— start —
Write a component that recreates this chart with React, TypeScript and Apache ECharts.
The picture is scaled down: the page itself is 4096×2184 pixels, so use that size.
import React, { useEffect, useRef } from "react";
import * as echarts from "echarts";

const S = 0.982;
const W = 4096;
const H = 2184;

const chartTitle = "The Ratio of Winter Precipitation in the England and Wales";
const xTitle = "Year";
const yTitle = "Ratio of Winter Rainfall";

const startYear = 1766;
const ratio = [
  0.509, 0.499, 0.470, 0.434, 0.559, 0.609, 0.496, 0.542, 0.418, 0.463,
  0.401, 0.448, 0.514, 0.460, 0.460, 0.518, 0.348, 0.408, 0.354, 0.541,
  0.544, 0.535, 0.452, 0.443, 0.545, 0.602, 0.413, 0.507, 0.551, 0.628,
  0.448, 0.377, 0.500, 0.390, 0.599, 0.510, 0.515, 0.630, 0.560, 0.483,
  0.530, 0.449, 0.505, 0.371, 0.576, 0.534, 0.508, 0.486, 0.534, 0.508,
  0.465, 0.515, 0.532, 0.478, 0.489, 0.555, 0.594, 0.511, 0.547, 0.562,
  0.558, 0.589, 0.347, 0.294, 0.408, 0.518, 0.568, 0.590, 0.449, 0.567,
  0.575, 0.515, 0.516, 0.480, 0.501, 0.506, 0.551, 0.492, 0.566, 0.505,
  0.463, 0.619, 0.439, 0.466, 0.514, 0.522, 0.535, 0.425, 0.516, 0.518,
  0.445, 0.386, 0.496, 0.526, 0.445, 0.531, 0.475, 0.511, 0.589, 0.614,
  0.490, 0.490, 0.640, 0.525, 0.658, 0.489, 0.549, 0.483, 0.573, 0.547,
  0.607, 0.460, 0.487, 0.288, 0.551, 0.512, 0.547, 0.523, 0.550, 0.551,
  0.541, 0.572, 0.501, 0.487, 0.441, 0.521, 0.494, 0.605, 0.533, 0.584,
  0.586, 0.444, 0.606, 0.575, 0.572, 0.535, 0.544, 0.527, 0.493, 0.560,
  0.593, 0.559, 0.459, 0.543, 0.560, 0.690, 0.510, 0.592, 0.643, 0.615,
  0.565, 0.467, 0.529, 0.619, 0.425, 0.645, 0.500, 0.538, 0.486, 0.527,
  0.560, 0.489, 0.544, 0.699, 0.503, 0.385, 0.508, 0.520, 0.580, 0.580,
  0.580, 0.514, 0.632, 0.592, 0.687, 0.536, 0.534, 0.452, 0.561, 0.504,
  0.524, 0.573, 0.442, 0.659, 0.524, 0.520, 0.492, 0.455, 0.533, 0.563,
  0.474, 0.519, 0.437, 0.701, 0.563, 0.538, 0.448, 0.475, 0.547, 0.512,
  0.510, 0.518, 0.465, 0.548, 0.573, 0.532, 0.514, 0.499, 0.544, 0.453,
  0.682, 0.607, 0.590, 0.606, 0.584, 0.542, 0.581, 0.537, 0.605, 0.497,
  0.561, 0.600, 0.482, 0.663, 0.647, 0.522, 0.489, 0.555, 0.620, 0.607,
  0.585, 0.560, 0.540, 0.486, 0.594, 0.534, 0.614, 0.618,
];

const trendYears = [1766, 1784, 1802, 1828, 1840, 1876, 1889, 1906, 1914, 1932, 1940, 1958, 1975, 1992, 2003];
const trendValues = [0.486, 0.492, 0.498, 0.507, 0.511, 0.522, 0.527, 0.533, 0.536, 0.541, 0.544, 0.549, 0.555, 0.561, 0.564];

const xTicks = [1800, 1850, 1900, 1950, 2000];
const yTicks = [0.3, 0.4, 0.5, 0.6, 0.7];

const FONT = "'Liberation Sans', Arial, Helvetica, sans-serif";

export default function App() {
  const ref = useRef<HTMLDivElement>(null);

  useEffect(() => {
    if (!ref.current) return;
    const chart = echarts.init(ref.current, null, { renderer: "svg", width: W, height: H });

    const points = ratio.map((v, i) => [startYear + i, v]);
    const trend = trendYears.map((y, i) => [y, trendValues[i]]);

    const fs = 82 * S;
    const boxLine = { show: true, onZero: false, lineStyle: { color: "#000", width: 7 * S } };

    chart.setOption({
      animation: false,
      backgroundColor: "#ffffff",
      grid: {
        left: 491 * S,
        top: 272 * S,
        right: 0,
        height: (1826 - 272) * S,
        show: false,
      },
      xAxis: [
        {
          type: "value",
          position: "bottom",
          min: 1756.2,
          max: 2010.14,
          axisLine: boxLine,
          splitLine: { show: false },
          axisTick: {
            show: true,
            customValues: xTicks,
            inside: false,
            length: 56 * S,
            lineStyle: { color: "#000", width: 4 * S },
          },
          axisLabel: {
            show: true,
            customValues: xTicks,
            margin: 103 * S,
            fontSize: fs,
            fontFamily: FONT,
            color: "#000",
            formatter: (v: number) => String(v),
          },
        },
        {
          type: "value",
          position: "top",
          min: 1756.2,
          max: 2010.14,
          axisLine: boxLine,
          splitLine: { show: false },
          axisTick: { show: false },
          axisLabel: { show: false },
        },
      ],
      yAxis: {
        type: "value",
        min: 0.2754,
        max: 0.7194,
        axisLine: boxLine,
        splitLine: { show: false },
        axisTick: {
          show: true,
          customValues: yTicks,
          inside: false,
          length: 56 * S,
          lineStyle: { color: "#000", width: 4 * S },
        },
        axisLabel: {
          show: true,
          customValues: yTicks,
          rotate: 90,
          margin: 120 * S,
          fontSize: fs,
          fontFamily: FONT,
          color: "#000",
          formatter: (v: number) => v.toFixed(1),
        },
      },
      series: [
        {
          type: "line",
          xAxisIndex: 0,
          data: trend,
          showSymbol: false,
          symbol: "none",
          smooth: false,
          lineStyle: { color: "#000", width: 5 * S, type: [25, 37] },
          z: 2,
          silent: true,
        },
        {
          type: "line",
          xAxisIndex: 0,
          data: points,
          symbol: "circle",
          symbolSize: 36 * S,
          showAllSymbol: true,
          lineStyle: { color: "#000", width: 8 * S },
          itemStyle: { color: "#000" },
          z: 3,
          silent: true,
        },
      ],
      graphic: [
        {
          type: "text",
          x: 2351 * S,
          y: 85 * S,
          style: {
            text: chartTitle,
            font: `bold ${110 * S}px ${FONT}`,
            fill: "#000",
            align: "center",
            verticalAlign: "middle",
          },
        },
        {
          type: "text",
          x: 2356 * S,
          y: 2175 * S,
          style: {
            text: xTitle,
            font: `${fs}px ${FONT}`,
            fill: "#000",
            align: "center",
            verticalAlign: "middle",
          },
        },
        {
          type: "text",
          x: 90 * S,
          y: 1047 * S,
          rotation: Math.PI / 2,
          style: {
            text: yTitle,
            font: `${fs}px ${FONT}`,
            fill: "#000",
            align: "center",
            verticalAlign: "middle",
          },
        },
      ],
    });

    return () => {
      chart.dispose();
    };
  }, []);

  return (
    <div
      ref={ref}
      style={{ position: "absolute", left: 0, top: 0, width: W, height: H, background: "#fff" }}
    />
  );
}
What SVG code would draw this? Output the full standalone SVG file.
— end —
• Job
Exactly reproduce every line of the records.

• Written answer
Write a component that recreates this chart with React, TypeScript and Apache ECharts.
The picture is scaled down: the page itself is 4096×2184 pixels, so use that size.
import React, { useEffect, useRef } from "react";
import * as echarts from "echarts";

const S = 0.982;
const W = 4096;
const H = 2184;

const chartTitle = "The Ratio of Winter Precipitation in the England and Wales";
const xTitle = "Year";
const yTitle = "Ratio of Winter Rainfall";

const startYear = 1766;
const ratio = [
  0.509, 0.499, 0.470, 0.434, 0.559, 0.609, 0.496, 0.542, 0.418, 0.463,
  0.401, 0.448, 0.514, 0.460, 0.460, 0.518, 0.348, 0.408, 0.354, 0.541,
  0.544, 0.535, 0.452, 0.443, 0.545, 0.602, 0.413, 0.507, 0.551, 0.628,
  0.448, 0.377, 0.500, 0.390, 0.599, 0.510, 0.515, 0.630, 0.560, 0.483,
  0.530, 0.449, 0.505, 0.371, 0.576, 0.534, 0.508, 0.486, 0.534, 0.508,
  0.465, 0.515, 0.532, 0.478, 0.489, 0.555, 0.594, 0.511, 0.547, 0.562,
  0.558, 0.589, 0.347, 0.294, 0.408, 0.518, 0.568, 0.590, 0.449, 0.567,
  0.575, 0.515, 0.516, 0.480, 0.501, 0.506, 0.551, 0.492, 0.566, 0.505,
  0.463, 0.619, 0.439, 0.466, 0.514, 0.522, 0.535, 0.425, 0.516, 0.518,
  0.445, 0.386, 0.496, 0.526, 0.445, 0.531, 0.475, 0.511, 0.589, 0.614,
  0.490, 0.490, 0.640, 0.525, 0.658, 0.489, 0.549, 0.483, 0.573, 0.547,
  0.607, 0.460, 0.487, 0.288, 0.551, 0.512, 0.547, 0.523, 0.550, 0.551,
  0.541, 0.572, 0.501, 0.487, 0.441, 0.521, 0.494, 0.605, 0.533, 0.584,
  0.586, 0.444, 0.606, 0.575, 0.572, 0.535, 0.544, 0.527, 0.493, 0.560,
  0.593, 0.559, 0.459, 0.543, 0.560, 0.690, 0.510, 0.592, 0.643, 0.615,
  0.565, 0.467, 0.529, 0.619, 0.425, 0.645, 0.500, 0.538, 0.486, 0.527,
  0.560, 0.489, 0.544, 0.699, 0.503, 0.385, 0.508, 0.520, 0.580, 0.580,
  0.580, 0.514, 0.632, 0.592, 0.687, 0.536, 0.534, 0.452, 0.561, 0.504,
  0.524, 0.573, 0.442, 0.659, 0.524, 0.520, 0.492, 0.455, 0.533, 0.563,
  0.474, 0.519, 0.437, 0.701, 0.563, 0.538, 0.448, 0.475, 0.547, 0.512,
  0.510, 0.518, 0.465, 0.548, 0.573, 0.532, 0.514, 0.499, 0.544, 0.453,
  0.682, 0.607, 0.590, 0.606, 0.584, 0.542, 0.581, 0.537, 0.605, 0.497,
  0.561, 0.600, 0.482, 0.663, 0.647, 0.522, 0.489, 0.555, 0.620, 0.607,
  0.585, 0.560, 0.540, 0.486, 0.594, 0.534, 0.614, 0.618,
];

const trendYears = [1766, 1784, 1802, 1828, 1840, 1876, 1889, 1906, 1914, 1932, 1940, 1958, 1975, 1992, 2003];
const trendValues = [0.486, 0.492, 0.498, 0.507, 0.511, 0.522, 0.527, 0.533, 0.536, 0.541, 0.544, 0.549, 0.555, 0.561, 0.564];

const xTicks = [1800, 1850, 1900, 1950, 2000];
const yTicks = [0.3, 0.4, 0.5, 0.6, 0.7];

const FONT = "'Liberation Sans', Arial, Helvetica, sans-serif";

export default function App() {
  const ref = useRef<HTMLDivElement>(null);

  useEffect(() => {
    if (!ref.current) return;
    const chart = echarts.init(ref.current, null, { renderer: "svg", width: W, height: H });

    const points = ratio.map((v, i) => [startYear + i, v]);
    const trend = trendYears.map((y, i) => [y, trendValues[i]]);

    const fs = 82 * S;
    const boxLine = { show: true, onZero: false, lineStyle: { color: "#000", width: 7 * S } };

    chart.setOption({
      animation: false,
      backgroundColor: "#ffffff",
      grid: {
        left: 491 * S,
        top: 272 * S,
        right: 0,
        height: (1826 - 272) * S,
        show: false,
      },
      xAxis: [
        {
          type: "value",
          position: "bottom",
          min: 1756.2,
          max: 2010.14,
          axisLine: boxLine,
          splitLine: { show: false },
          axisTick: {
            show: true,
            customValues: xTicks,
            inside: false,
            length: 56 * S,
            lineStyle: { color: "#000", width: 4 * S },
          },
          axisLabel: {
            show: true,
            customValues: xTicks,
            margin: 103 * S,
            fontSize: fs,
            fontFamily: FONT,
            color: "#000",
            formatter: (v: number) => String(v),
          },
        },
        {
          type: "value",
          position: "top",
          min: 1756.2,
          max: 2010.14,
          axisLine: boxLine,
          splitLine: { show: false },
          axisTick: { show: false },
          axisLabel: { show: false },
        },
      ],
      yAxis: {
        type: "value",
        min: 0.2754,
        max: 0.7194,
        axisLine: boxLine,
        splitLine: { show: false },
        axisTick: {
          show: true,
          customValues: yTicks,
          inside: false,
          length: 56 * S,
          lineStyle: { color: "#000", width: 4 * S },
        },
        axisLabel: {
          show: true,
          customValues: yTicks,
          rotate: 90,
          margin: 120 * S,
          fontSize: fs,
          fontFamily: FONT,
          color: "#000",
          formatter: (v: number) => v.toFixed(1),
        },
      },
      series: [
        {
          type: "line",
          xAxisIndex: 0,
          data: trend,
          showSymbol: false,
          symbol: "none",
          smooth: false,
          lineStyle: { color: "#000", width: 5 * S, type: [25, 37] },
          z: 2,
          silent: true,
        },
        {
          type: "line",
          xAxisIndex: 0,
          data: points,
          symbol: "circle",
          symbolSize: 36 * S,
          showAllSymbol: true,
          lineStyle: { color: "#000", width: 8 * S },
          itemStyle: { color: "#000" },
          z: 3,
          silent: true,
        },
      ],
      graphic: [
        {
          type: "text",
          x: 2351 * S,
          y: 85 * S,
          style: {
            text: chartTitle,
            font: `bold ${110 * S}px ${FONT}`,
            fill: "#000",
            align: "center",
            verticalAlign: "middle",
          },
        },
        {
          type: "text",
          x: 2356 * S,
          y: 2175 * S,
          style: {
            text: xTitle,
            font: `${fs}px ${FONT}`,
            fill: "#000",
            align: "center",
            verticalAlign: "middle",
          },
        },
        {
          type: "text",
          x: 90 * S,
          y: 1047 * S,
          rotation: Math.PI / 2,
          style: {
            text: yTitle,
            font: `${fs}px ${FONT}`,
            fill: "#000",
            align: "center",
            verticalAlign: "middle",
          },
        },
      ],
    });

    return () => {
      chart.dispose();
    };
  }, []);

  return (
    <div
      ref={ref}
      style={{ position: "absolute", left: 0, top: 0, width: W, height: H, background: "#fff" }}
    />
  );
}
What SVG code would draw this? Output the full standalone SVG file.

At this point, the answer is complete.